Tuesday, May 11, 2021

The Dark Side

Hello, Darkness, my old friend.

We go back, don't we? I don't even remember meeting you. Was it junior high, when we first started sitting up nights pondering my dark and hopeless existence?  You told me no one would ever love me. You promised me the world would be better off without me. I almost let you win that game time and time again. Only God stopped us from ending our relationship by ending me. We can agree that He still had work for me, even while we debate whether that is a blessing or a curse.

Were you around when I sat by myself at recess in elementary school wondering what was so wrong with me and asking why people did not like me? I know our friend, Introversion, was there then, but I failed to understand that people disliked me because I did not like people all that much.

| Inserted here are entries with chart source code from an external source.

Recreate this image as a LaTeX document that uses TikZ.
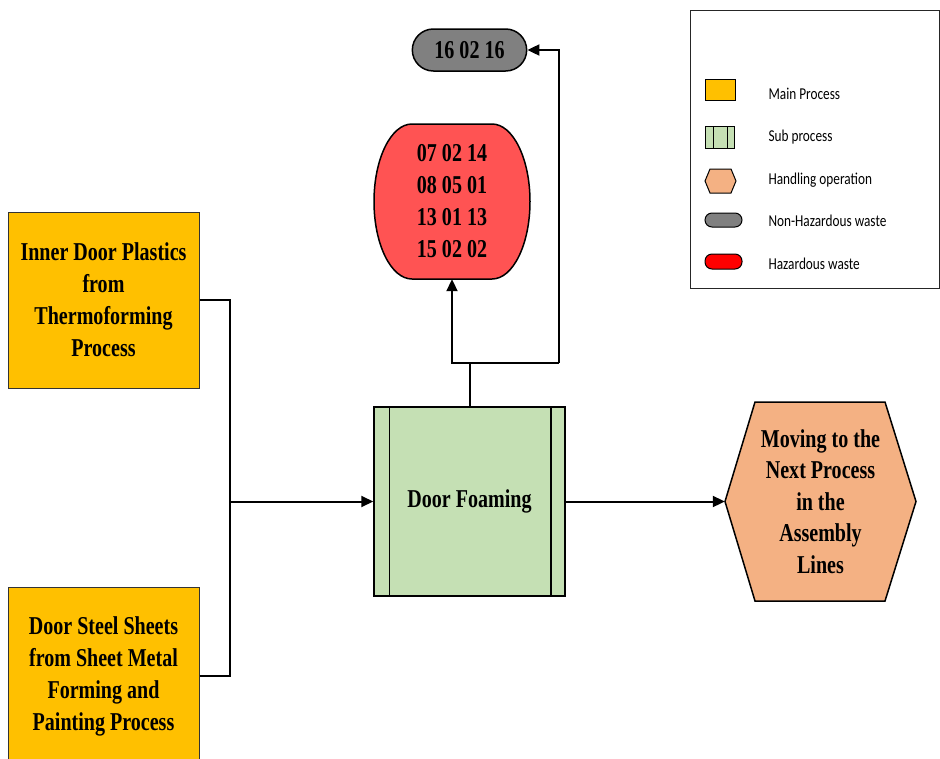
\documentclass[tikz,border=0pt]{standalone}
\usepackage{fontspec}
\usetikzlibrary{arrows.meta,shapes.misc}
\newfontfamily\tnr[FakeStretch=0.78]{Liberation Serif}
\newfontfamily\calfont[FakeStretch=0.8]{Carlito}
\definecolor{mainY}{HTML}{FFC000}
\definecolor{subG}{HTML}{C5E0B4}
\definecolor{hexO}{HTML}{F4B183}
\definecolor{nonG}{HTML}{808080}
\definecolor{hazR}{HTML}{FF5353}
\definecolor{legR}{HTML}{FF0000}
\begin{document}
\begin{tikzpicture}[x=1pt,y=-1pt,
  lbl/.style={font=\tnr\bfseries\fontsize{25.7}{32}\selectfont, align=center, text=black},
  leg/.style={font=\calfont\fontsize{16.6}{20}\selectfont, anchor=west, text=black},
  mainbox/.style={draw=black!80, line width=1pt, fill=mainY, lbl},
  shp/.style={draw=black, line width=1.5pt},
  conn/.style={line width=2pt, draw=black},
  arr/.style={conn, -{Triangle[length=12pt,width=11pt]}}
]
\useasboundingbox (0,0) rectangle (940,758);

% main process boxes
\node[mainbox, minimum width=191pt, minimum height=176pt] (inner) at (103.5,300)
  {Inner Door Plastics\\from\\Thermoforming\\Process};
\node[mainbox, minimum width=191pt, minimum height=178pt] (steel) at (103.5,676)
  {Door Steel Sheets\\from Sheet Metal\\Forming and\\Painting Process};

% sub process
\node[shp, fill=subG, minimum width=191pt, minimum height=189pt, lbl] (foam) at (469.5,501.5) {\raisebox{-2pt}{Door Foaming}};
\draw[shp] ([xshift=16pt]foam.north west) -- ([xshift=16pt]foam.south west);
\draw[shp] ([xshift=-15pt]foam.north east) -- ([xshift=-15pt]foam.south east);

% handling operation
\draw[shp, fill=hexO] (725,501.5) -- (755,402) -- (885,402) -- (916,501.5) -- (885,601) -- (755,601) -- cycle;
\node[lbl, minimum width=191pt, minimum height=199pt, font=\tnr\bfseries\fontsize{25.7}{31.5}\selectfont] (hex) at (820.5,501.5)
  {Moving to the\\Next Process\\in the\\Assembly\\Lines};

% hazardous waste
\draw[shp, fill=hazR] (412,124) -- (492,124)
  arc[start angle=-90, end angle=90, x radius=38, y radius=77.5] -- (412,279)
  arc[start angle=90, end angle=270, x radius=38, y radius=77.5] -- cycle;
\node[lbl, minimum width=156pt, minimum height=155pt] (red) at (452,201.5)
  {07 02 14\\08 05 01\\13 01 13\\15 02 02};

% non-hazardous waste
\node[shp, rounded rectangle, fill=nonG, minimum width=121pt, minimum height=42pt, lbl] (gray) at (469.5,50) {16 02 16};

% connectors
\coordinate (j) at (230,501.5);
\coordinate (t) at (469.5,363);
\coordinate (r) at (559,363);
\draw[conn] (inner.east) -| (j);
\draw[conn] (steel.east) -| (j);
\draw[arr] (j) -- (foam.west);
\draw[conn] (foam.north) -- (t);
\draw[arr] (t) -| (red.south);
\draw[conn] (t) -- (r);
\draw[arr] (r) |- (gray.east);
\draw[arr] (foam.east) -- (hex.west);

% legend
\draw[line width=1.5pt, draw=black!85] (690.5,10.5) rectangle (939.5,288.5);
\draw[line width=1pt, fill=mainY] (705,79) rectangle (735,100);
\draw[line width=1pt, fill=subG] (705,126) rectangle (734,148);
\draw[line width=1pt] (713,126) -- (713,148) (727,126) -- (727,148);
\draw[line width=1pt, fill=hexO] (705,181) -- (710,169) -- (731,169) -- (736,181) -- (731,193) -- (710,193) -- cycle;
\draw[line width=1pt, fill=nonG, rounded corners=7pt] (705,213) rectangle (742,227);
\draw[line width=1pt, fill=legR, rounded corners=7pt] (705,254) rectangle (742,269);
\node[leg] (l1) at (765,94) {Main Process};
\node[leg] (l2) at (765,137) {Sub process};
\node[leg] (l3) at (765,180) {Handling operation};
\node[leg] (l4) at (765,221) {Non-Hazardous waste};
\node[leg] (l5) at (765,264) {Hazardous waste};
\end{tikzpicture}
\end{document}
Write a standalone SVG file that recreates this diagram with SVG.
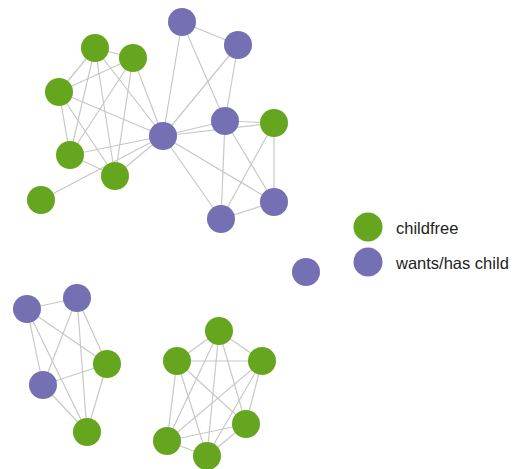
<svg xmlns="http://www.w3.org/2000/svg" width="516" height="469" viewBox="0 0 516 469">
<style>
.e{stroke:#c8c8c8;stroke-width:1.2;fill:none}
.g{fill:#66a61e}
.p{fill:#7570b3}
.t{font-family:"Liberation Sans",Arial,sans-serif;font-size:16.5px;fill:#222}
</style>
<rect width="516" height="469" fill="#fff"/>
<g id="edges" class="e">
<line x1="182" y1="22" x2="238" y2="45"/>
<line x1="182" y1="22" x2="163" y2="136"/>
<line x1="182" y1="22" x2="225" y2="121"/>
<line x1="238" y1="45" x2="163" y2="136"/>
<line x1="238" y1="45" x2="225" y2="121"/>
<line x1="95" y1="48" x2="133" y2="58"/>
<line x1="95" y1="48" x2="59" y2="92"/>
<line x1="95" y1="48" x2="70" y2="155"/>
<line x1="95" y1="48" x2="115" y2="176"/>
<line x1="95" y1="48" x2="163" y2="136"/>
<line x1="133" y1="58" x2="59" y2="92"/>
<line x1="133" y1="58" x2="70" y2="155"/>
<line x1="133" y1="58" x2="115" y2="176"/>
<line x1="133" y1="58" x2="163" y2="136"/>
<line x1="59" y1="92" x2="163" y2="136"/>
<line x1="59" y1="92" x2="70" y2="155"/>
<line x1="59" y1="92" x2="115" y2="176"/>
<line x1="70" y1="155" x2="163" y2="136"/>
<line x1="70" y1="155" x2="115" y2="176"/>
<line x1="115" y1="176" x2="163" y2="136"/>
<line x1="41" y1="200" x2="163" y2="136"/>
<line x1="163" y1="136" x2="225" y2="121"/>
<line x1="163" y1="136" x2="274" y2="123"/>
<line x1="163" y1="136" x2="221" y2="219"/>
<line x1="163" y1="136" x2="274" y2="202"/>
<line x1="225" y1="121" x2="274" y2="123"/>
<line x1="225" y1="121" x2="221" y2="219"/>
<line x1="225" y1="121" x2="274" y2="202"/>
<line x1="274" y1="123" x2="221" y2="219"/>
<line x1="274" y1="123" x2="274" y2="202"/>
<line x1="221" y1="219" x2="274" y2="202"/>
<line x1="27" y1="309" x2="77" y2="298"/>
<line x1="27" y1="309" x2="107" y2="364"/>
<line x1="27" y1="309" x2="43" y2="385"/>
<line x1="27" y1="309" x2="87" y2="432"/>
<line x1="77" y1="298" x2="107" y2="364"/>
<line x1="77" y1="298" x2="43" y2="385"/>
<line x1="77" y1="298" x2="87" y2="432"/>
<line x1="107" y1="364" x2="43" y2="385"/>
<line x1="107" y1="364" x2="87" y2="432"/>
<line x1="43" y1="385" x2="87" y2="432"/>
<line x1="219" y1="331" x2="177" y2="361"/>
<line x1="219" y1="331" x2="262" y2="361"/>
<line x1="219" y1="331" x2="246" y2="424"/>
<line x1="219" y1="331" x2="167" y2="441"/>
<line x1="219" y1="331" x2="207" y2="456"/>
<line x1="177" y1="361" x2="262" y2="361"/>
<line x1="177" y1="361" x2="246" y2="424"/>
<line x1="177" y1="361" x2="167" y2="441"/>
<line x1="177" y1="361" x2="207" y2="456"/>
<line x1="262" y1="361" x2="246" y2="424"/>
<line x1="262" y1="361" x2="167" y2="441"/>
<line x1="262" y1="361" x2="207" y2="456"/>
<line x1="246" y1="424" x2="167" y2="441"/>
<line x1="246" y1="424" x2="207" y2="456"/>
<line x1="167" y1="441" x2="207" y2="456"/>
</g>
<g id="n_p1"><circle class="p" cx="182" cy="22" r="14"/></g>
<g id="n_p2"><circle class="p" cx="238" cy="45" r="14"/></g>
<g id="n_g1"><circle class="g" cx="95" cy="48" r="14"/></g>
<g id="n_g2"><circle class="g" cx="133" cy="58" r="14"/></g>
<g id="n_g3"><circle class="g" cx="59" cy="92" r="14"/></g>
<g id="n_pc"><circle class="p" cx="163" cy="136" r="14"/></g>
<g id="n_p3"><circle class="p" cx="225" cy="121" r="14"/></g>
<g id="n_g4"><circle class="g" cx="274" cy="123" r="14"/></g>
<g id="n_g5"><circle class="g" cx="70" cy="155" r="14"/></g>
<g id="n_g6"><circle class="g" cx="115" cy="176" r="14"/></g>
<g id="n_g7"><circle class="g" cx="41" cy="200" r="14"/></g>
<g id="n_p4"><circle class="p" cx="221" cy="219" r="14"/></g>
<g id="n_p5"><circle class="p" cx="274" cy="202" r="14"/></g>
<g id="n_iso"><circle class="p" cx="306" cy="272" r="14"/></g>
<g id="n_q1"><circle class="p" cx="27" cy="309" r="14"/></g>
<g id="n_q2"><circle class="p" cx="77" cy="298" r="14"/></g>
<g id="n_q3"><circle class="g" cx="107" cy="364" r="14"/></g>
<g id="n_q4"><circle class="p" cx="43" cy="385" r="14"/></g>
<g id="n_q5"><circle class="g" cx="87" cy="432" r="14"/></g>
<g id="n_r1"><circle class="g" cx="219" cy="331" r="14"/></g>
<g id="n_r2"><circle class="g" cx="177" cy="361" r="14"/></g>
<g id="n_r3"><circle class="g" cx="262" cy="361" r="14"/></g>
<g id="n_r4"><circle class="g" cx="246" cy="424" r="14"/></g>
<g id="n_r5"><circle class="g" cx="167" cy="441" r="14"/></g>
<g id="n_r6"><circle class="g" cx="207" cy="456" r="14"/></g>
<g id="legend">
<circle class="g" cx="368" cy="227" r="14.5"/>
<text class="t" x="396" y="234">childfree</text>
<circle class="p" cx="368" cy="262" r="14.5"/>
<text class="t" x="396" y="269">wants/has child</text>
</g>
</svg>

Still, I think it was you who told me I was unlikeable, insisted I was different and I cannot remember not knowing those things about myself. 

We might have been voted worst couple in high school, if such things were voted on. I floundered at love and friendships but you stuck by me all four years. People did try to break us up. They saw the signed of abuse, I think. The isolation. Somehow you made me angry that my parents loved me when other people did not. As if any remnant of human connection was a threat to you. Which is absurd, of course, because when were we closer than when I failed at love, just like you said I would? Every step I took towards the heights was another agony on the way back down. 

I got help in college. Pills made it harder for you to get your claws into me. Easier for me to roll with life's punches. At first, I thought you might be gone for good. It cost me Ambition and Libido, but if I was not going to be a sexy CEO, I also was not going to be on an agoraphobe on disability. 

Except I very nearly was, wasn't I? The pills could only keep us apart for a while. Having you around seems so natural that I did not even realize you had returned until I had turned my whole life sideways. Our pal, Panic Attacks, and you cost me my job ruined my finances and locked me in parents' basement. I could not even make a phone call. I was trapped and paralyzed and so sure it was not you because I had the pills. No one told me they would stop working. 

I wish I could say you only tricked me that once, but that is not true, is it? No matter how well I know you, I am still likely to sit next to you for weeks completely unaware of why I feel irritable and empty. 

Not today, though. I recognized you almost at once when you arrived yesterday like a cold drizzle interrupting a sunny afternoon. You have been dropping by a lot lately, but for short visits only. The doctors are not concerned. They know there are limits to their power.

So, today we may have a good cry. We will reminisce about my failures and examine my worst habits. Perhaps we will discuss unconceived children and other permanently interrupted dreams, reject solutions and lament the way the dirty dishes sink and the laundry hamper refuse to stay empty even for a minute. We will apologize to everyone who does not deserve my short temper and entertain unkind thoughts about people who probably do but who are spared by the sliver of self-control I retain, bolstered by my suspicion that I would be more miserable for giving them a piece of my mind than I am for keeping it. 

Do not worry if you remember a prior engagement or get called to a family emergency. I will not complain. I know you would stay if you could. I know you will be back. Isn't that what old friend do?